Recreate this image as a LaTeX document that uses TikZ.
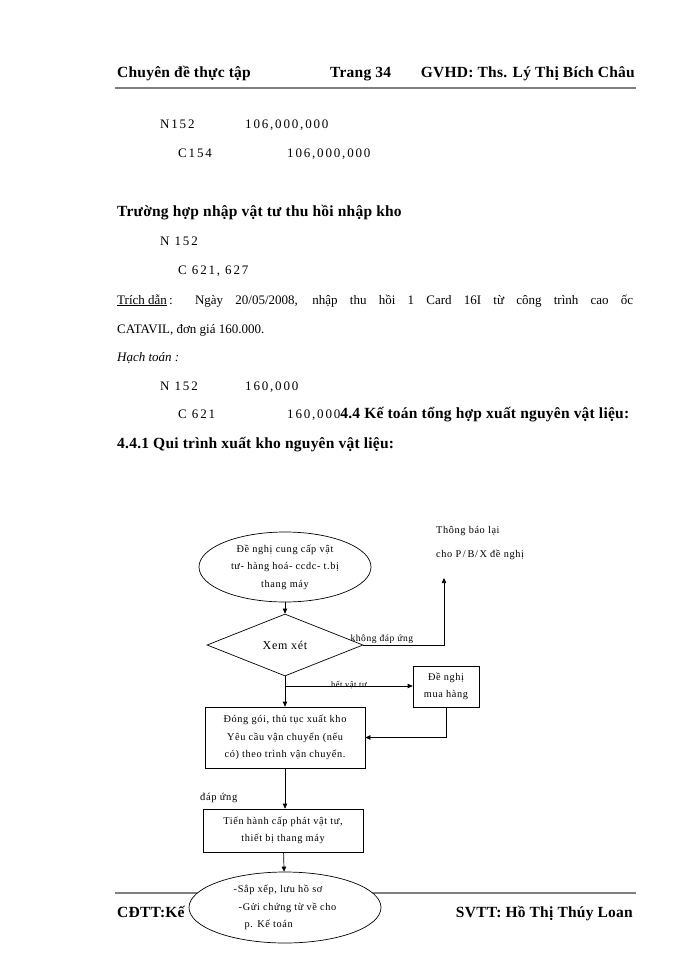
\documentclass[tikz,border=0pt]{standalone}
\usepackage{fontspec}
\setmainfont{Liberation Serif}
\newfontfamily\flowfont{Liberation Serif}[LetterSpace=6]
\newfontfamily\wideserif{Liberation Serif}[LetterSpace=14]
\newfontfamily\headfont{Liberation Serif}[LetterSpace=1.5]
\usetikzlibrary{arrows.meta, shapes.geometric, positioning}
\tikzset{
    body/.style={anchor=base west, inner sep=0pt, font=\fontsize{13}{16}\selectfont},
    amount/.style={body, font=\wideserif\fontsize{13}{16}\selectfont},
    head/.style={anchor=base west, inner sep=0pt, font=\headfont\fontsize{15.5}{18}\selectfont\bfseries},
    rule/.style={draw=gray, line width=2.6pt},
    flow/.style={inner sep=0pt, align=center, font=\flowfont\fontsize{10.3}{17.5}\selectfont},
    lbl/.style={inner sep=0pt, font=\flowfont\fontsize{9.5}{11}\selectfont},
    procbox/.style={flow, draw, line width=0.7pt},
    term/.style={flow, draw, line width=0.7pt, ellipse, fill=white},
    decide/.style={flow, draw, line width=0.7pt, diamond, aspect=2.5,
        minimum width=156pt, minimum height=62pt, font=\flowfont\fontsize{12}{14}\selectfont},
    link/.style={draw, line width=0.7pt, -{Triangle[length=5pt, width=4.5pt]}},
}
\begin{document}
\begin{tikzpicture}[x=1pt, y=-1pt]
    \useasboundingbox (0,0) rectangle (700,960);
    % page header
    \draw[rule] (115,88) -- (636,88);
    \node[head] (hleft) at (117,78) {Chuyên đề thực tập};
    \node[head] (hmid) at (330,78) {Trang 34};
    \node[head, anchor=base east] (hright) at (635,78) {GVHD: Ths. Lý Thị Bích Châu};

    % entries
    \node[amount] (n1) at (160,129) {N152};
    \node[amount] (n1v) at (245,129) {106,000,000};
    \node[amount] (c1) at (178,158) {C154};
    \node[amount] (c1v) at (287,158) {106,000,000};
    \node[head] (case) at (117,216) {Trường hợp nhập vật tư thu hồi nhập kho};
    \node[amount] (n2) at (160,245) {N 152};
    \node[amount] (c2) at (178,274) {C 621, 627};
    \node[body] (quote1) at (117,304)
        {\makebox[516pt][s]{\underline{Trích dẫn}\,: Ngày 20/05/2008, nhập thu hồi 1 Card  16I từ công trình cao ốc}};
    \node[body] (quote2) at (117,333) {CATAVIL, đơn giá 160.000.};
    \node[body, font=\fontsize{13}{16}\selectfont\itshape] (post) at (117,361) {Hạch toán :};
    \node[amount] (n3) at (160,390) {N 152};
    \node[amount] (n3v) at (245,390) {160,000};
    \node[amount] (c3) at (178,418) {C 621};
    \node[amount] (c3v) at (287,418)
        {160,000{\headfont\fontsize{15.5}{18}\selectfont\bfseries 4.4 Kế toán tổng hợp xuất nguyên vật liệu:}};
    \node[head] (sec) at (117,448) {4.4.1 Qui trình xuất kho nguyên vật liệu:};

    % page footer, under the last ellipse
    \draw[rule] (115,893) -- (636,893);
    \node[head] (fleft) at (117,917) {CĐTT:Kế};
    \node[head, anchor=base east] (fright) at (633,917) {SVTT: Hồ Thị Thúy Loan};

    % flow chart
    \node[term, minimum width=172pt, minimum height=70pt] (req) at (285,567)
        {Đề nghị cung cấp vật\\tư- hàng hoá- ccdc- t.bị\\thang máy};
    \node[decide] (xem) at (285,645) {Xem xét};
    \node[procbox, minimum width=66pt, minimum height=41pt] (buy) at (446,686.5)
        {Đề nghị\\mua hàng};
    \node[procbox, minimum width=160pt, minimum height=61pt] (pack) at (285,737.5)
        {Đóng gói, thủ tục xuất kho\\Yêu cầu vận chuyển (nếu\\có) theo trình vận chuyển.};
    \node[procbox, minimum width=160pt, minimum height=43pt] (issue) at (283,830.5)
        {Tiến hành cấp phát vật tư,\\thiết bị thang máy};
    \node[term, minimum width=192pt, minimum height=71pt, align=left] (file) at (285,907.5)
        {-Sắp xếp, lưu hồ sơ\\\hspace*{5pt}-Gửi chứng từ về cho\\\hspace*{11pt}p. Kế toán};
    \node[flow, anchor=base west] (note1) at (436,533) {Thông báo lại};
    \node[flow, anchor=base west] (note2) at (436,557) {cho P\,/\,B/\,X đề nghị};
    \coordinate (up) at (444,578);
    \coordinate (split) at (285,686);

    \draw[link] (req) -- (xem);
    \draw[link] (xem.east) -| (up);
    \node[lbl, anchor=base west] (nolbl) at ([xshift=-13pt, yshift=4pt]xem.east) {không đáp ứng};
    \draw[link] (xem) -- (pack);
    \draw[link] (split) -- node[lbl, font=\flowfont\fontsize{8.5}{10}\selectfont, yshift=1pt] (outlbl) {hết vật tư} (split -| buy.west);
    \draw[link] (buy.south) |- (pack.east);
    \draw[link] (pack.south) -- (pack.south |- issue.north);
    \node[lbl, anchor=base west, font=\flowfont\fontsize{10.5}{12}\selectfont] (oklbl) at (200,800) {đáp ứng};
    \draw[link] (issue) -- (file);
\end{tikzpicture}
\end{document}
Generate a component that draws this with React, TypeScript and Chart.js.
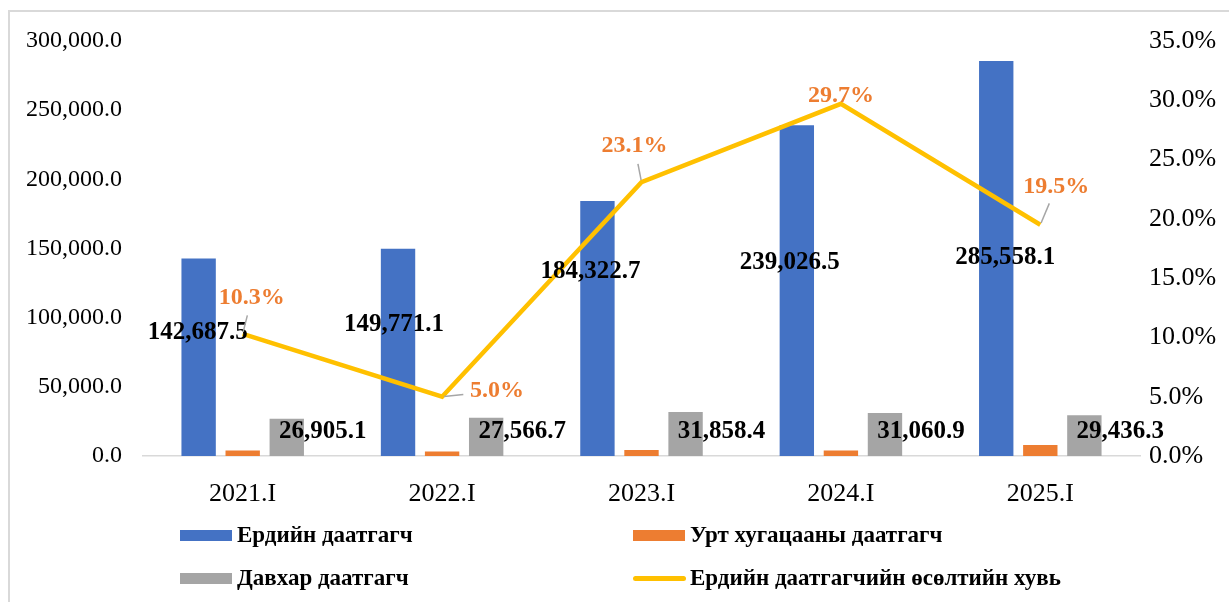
import React, { useEffect, useRef } from "react";
import { Chart, registerables } from "chart.js";

Chart.register(...registerables);

const categories = ["2021.I", "2022.I", "2023.I", "2024.I", "2025.I"];
const regularInsured = [142687.5, 149771.1, 184322.7, 239026.5, 285558.1];
const longTermInsured = [4000, 3300, 4300, 4000, 8000];
const doubleInsured = [26905.1, 27566.7, 31858.4, 31060.9, 29436.3];
const growthRate = [10.3, 5.0, 23.1, 29.7, 19.5];
const leftTicks = [0, 50000, 100000, 150000, 200000, 250000, 300000];
const rightTicks = [0, 5, 10, 15, 20, 25, 30, 35];

const seriesNames = [
  "Ердийн даатгагч",
  "Урт хугацааны даатгагч",
  "Давхар даатгагч",
  "Ердийн даатгагчийн өсөлтийн хувь",
];

// label placement (style), not data
const blueLabelAnchor = [89600, 94700, 133700, 140200, 143100];
const blueLabelDx = [1, -2, -5, -5, 11];
const pctLabelOffset = [
  [9, -36],
  [55, -6],
  [-7, -36],
  [0, -8],
  [16, -38],
];
const pctLeader = [true, true, true, false, true];

const BLUE = "#4472C4";
const ORANGE = "#ED7D31";
const GRAY = "#A5A5A5";
const YELLOW = "#FFC000";
const FONT = "'Liberation Serif', 'Times New Roman', serif";

const fmt = (v: number) =>
  v.toLocaleString("en-US", { minimumFractionDigits: 1, maximumFractionDigits: 1 });

const labelPlugin = {
  id: "customLabels",
  afterDatasetsDraw(chart: any) {
    const ctx = chart.ctx;
    const y = chart.scales.y;
    const blueMeta = chart.getDatasetMeta(0);
    const grayMeta = chart.getDatasetMeta(2);
    const lineMeta = chart.getDatasetMeta(3);
    ctx.save();
    ctx.textAlign = "center";
    ctx.textBaseline = "middle";
    ctx.font = `bold 25px ${FONT}`;
    ctx.fillStyle = "#000";
    blueMeta.data.forEach((bar: any, i: number) => {
      ctx.fillText(fmt(regularInsured[i]), bar.x + blueLabelDx[i] - 2, y.getPixelForValue(blueLabelAnchor[i]));
    });
    grayMeta.data.forEach((bar: any, i: number) => {
      ctx.fillText(fmt(doubleInsured[i]), bar.x + 36, bar.base - 24);
    });
    ctx.font = `bold 24px ${FONT}`;
    lineMeta.data.forEach((pt: any, i: number) => {
      const [dx, dy] = pctLabelOffset[i];
      const lx = pt.x + dx;
      const ly = pt.y + dy;
      if (pctLeader[i]) {
        const ang = Math.atan2(ly - pt.y, lx - pt.x);
        const len = Math.hypot(lx - pt.x, ly - pt.y);
        const endLen = Math.max(len - (Math.abs(dx) > 30 ? 34 : 18), 6);
        ctx.strokeStyle = "#A6A6A6";
        ctx.lineWidth = 1.5;
        ctx.beginPath();
        ctx.moveTo(pt.x + Math.cos(ang) * 2, pt.y + Math.sin(ang) * 2);
        ctx.lineTo(pt.x + Math.cos(ang) * endLen, pt.y + Math.sin(ang) * endLen);
        ctx.stroke();
      }
      ctx.fillStyle = ORANGE;
      ctx.fillText(growthRate[i].toFixed(1) + "%", lx, ly);
    });
    ctx.restore();
  },
};

export default function App() {
  const ref = useRef<HTMLCanvasElement>(null);
  useEffect(() => {
    if (!ref.current) return;
    const chart = new Chart(ref.current, {
      type: "bar",
      data: {
        labels: categories,
        datasets: [
          { label: seriesNames[0], data: regularInsured, backgroundColor: BLUE, yAxisID: "y", order: 1 },
          { label: seriesNames[1], data: longTermInsured, backgroundColor: ORANGE, yAxisID: "y", order: 1 },
          { label: seriesNames[2], data: doubleInsured, backgroundColor: GRAY, yAxisID: "y", order: 1 },
          {
            type: "line",
            label: seriesNames[3],
            data: growthRate,
            borderColor: YELLOW,
            backgroundColor: YELLOW,
            borderWidth: 4.5,
            pointRadius: 0,
            tension: 0,
            yAxisID: "y1",
            order: 0,
          } as any,
        ],
      },
      options: {
        responsive: false,
        animation: false,
        datasets: { bar: { categoryPercentage: 0.663, barPercentage: 0.78 } },
        layout: { padding: { top: 41, left: 0, right: 0, bottom: 0 } },
        plugins: { legend: { display: false }, tooltip: { enabled: false } },
        scales: {
          x: {
            grid: { display: false },
            border: { display: true, color: "#D9D9D9", width: 1.5 },
            ticks: { font: { family: FONT, size: 26 }, color: "#000", padding: 15 },
            afterFit: (a: any) => { a.height = 146; },
          },
          y: {
            position: "left",
            min: 0,
            max: 300000,
            grid: { display: false, drawTicks: false },
            border: { display: false },
            afterBuildTicks: (a: any) => { a.ticks = leftTicks.map((v) => ({ value: v })); },
            ticks: {
              font: { family: FONT, size: 24 },
              color: "#000",
              padding: 21,
              callback: (v: any) => fmt(Number(v)),
            },
            afterFit: (a: any) => { a.width = 143; },
          },
          y1: {
            position: "right",
            min: 0,
            max: 35,
            grid: { display: false, drawTicks: false },
            border: { display: false },
            afterBuildTicks: (a: any) => { a.ticks = rightTicks.map((v) => ({ value: v })); },
            ticks: {
              font: { family: FONT, size: 26 },
              color: "#000",
              padding: 9,
              callback: (v: any) => Number(v).toFixed(1) + "%",
            },
            afterFit: (a: any) => { a.width = 89; },
          },
        },
      } as any,
      plugins: [labelPlugin],
    });
    return () => chart.destroy();
  }, []);

  const legendText: React.CSSProperties = {
    position: "absolute",
    fontFamily: FONT,
    fontWeight: "bold",
    fontSize: 23,
    color: "#000",
    lineHeight: "24px",
    whiteSpace: "nowrap",
  };
  const box = (left: number, top: number, color: string): React.CSSProperties => ({
    position: "absolute",
    left,
    top,
    width: 52,
    height: 11,
    background: color,
  });

  return (
    <div style={{ position: "fixed", left: 0, top: 0, width: 1229, height: 602, overflow: "hidden", background: "#fff" }}>
      <div
        style={{
          position: "absolute",
          left: 8,
          top: 10,
          width: 1400,
          height: 800,
          borderLeft: "2px solid #D9D9D9",
          borderTop: "2px solid #D9D9D9",
        }}
      />
      <canvas ref={ref} width={1229} height={602} style={{ position: "absolute", left: 0, top: 0, width: 1229, height: 602 }} />
      <div style={box(180, 530, BLUE)} />
      <div style={{ ...legendText, left: 237, top: 523 }}>{seriesNames[0]}</div>
      <div style={box(633, 530, ORANGE)} />
      <div style={{ ...legendText, left: 690, top: 523 }}>{seriesNames[1]}</div>
      <div style={box(180, 573, GRAY)} />
      <div style={{ ...legendText, left: 237, top: 566 }}>{seriesNames[2]}</div>
      <div style={{ position: "absolute", left: 633, top: 576, width: 53, height: 5, borderRadius: 3, background: YELLOW }} />
      <div style={{ ...legendText, left: 690, top: 566 }}>{seriesNames[3]}</div>
    </div>
  );
}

+ + +

Written request.
Both the line with "Generate a component" and the line with "1, maximumFractionDigits: 1" belong in the copy, along with every line between them; set them down exactly and skip the pictures.

Answer to the exercise.
Generate a component that draws this with React, TypeScript and Chart.js.
import React, { useEffect, useRef } from "react";
import { Chart, registerables } from "chart.js";

Chart.register(...registerables);

const categories = ["2021.I", "2022.I", "2023.I", "2024.I", "2025.I"];
const regularInsured = [142687.5, 149771.1, 184322.7, 239026.5, 285558.1];
const longTermInsured = [4000, 3300, 4300, 4000, 8000];
const doubleInsured = [26905.1, 27566.7, 31858.4, 31060.9, 29436.3];
const growthRate = [10.3, 5.0, 23.1, 29.7, 19.5];
const leftTicks = [0, 50000, 100000, 150000, 200000, 250000, 300000];
const rightTicks = [0, 5, 10, 15, 20, 25, 30, 35];

const seriesNames = [
  "Ердийн даатгагч",
  "Урт хугацааны даатгагч",
  "Давхар даатгагч",
  "Ердийн даатгагчийн өсөлтийн хувь",
];

// label placement (style), not data
const blueLabelAnchor = [89600, 94700, 133700, 140200, 143100];
const blueLabelDx = [1, -2, -5, -5, 11];
const pctLabelOffset = [
  [9, -36],
  [55, -6],
  [-7, -36],
  [0, -8],
  [16, -38],
];
const pctLeader = [true, true, true, false, true];

const BLUE = "#4472C4";
const ORANGE = "#ED7D31";
const GRAY = "#A5A5A5";
const YELLOW = "#FFC000";
const FONT = "'Liberation Serif', 'Times New Roman', serif";

const fmt = (v: number) =>
  v.toLocaleString("en-US", { minimumFractionDigits: 1, maximumFractionDigits: 1 });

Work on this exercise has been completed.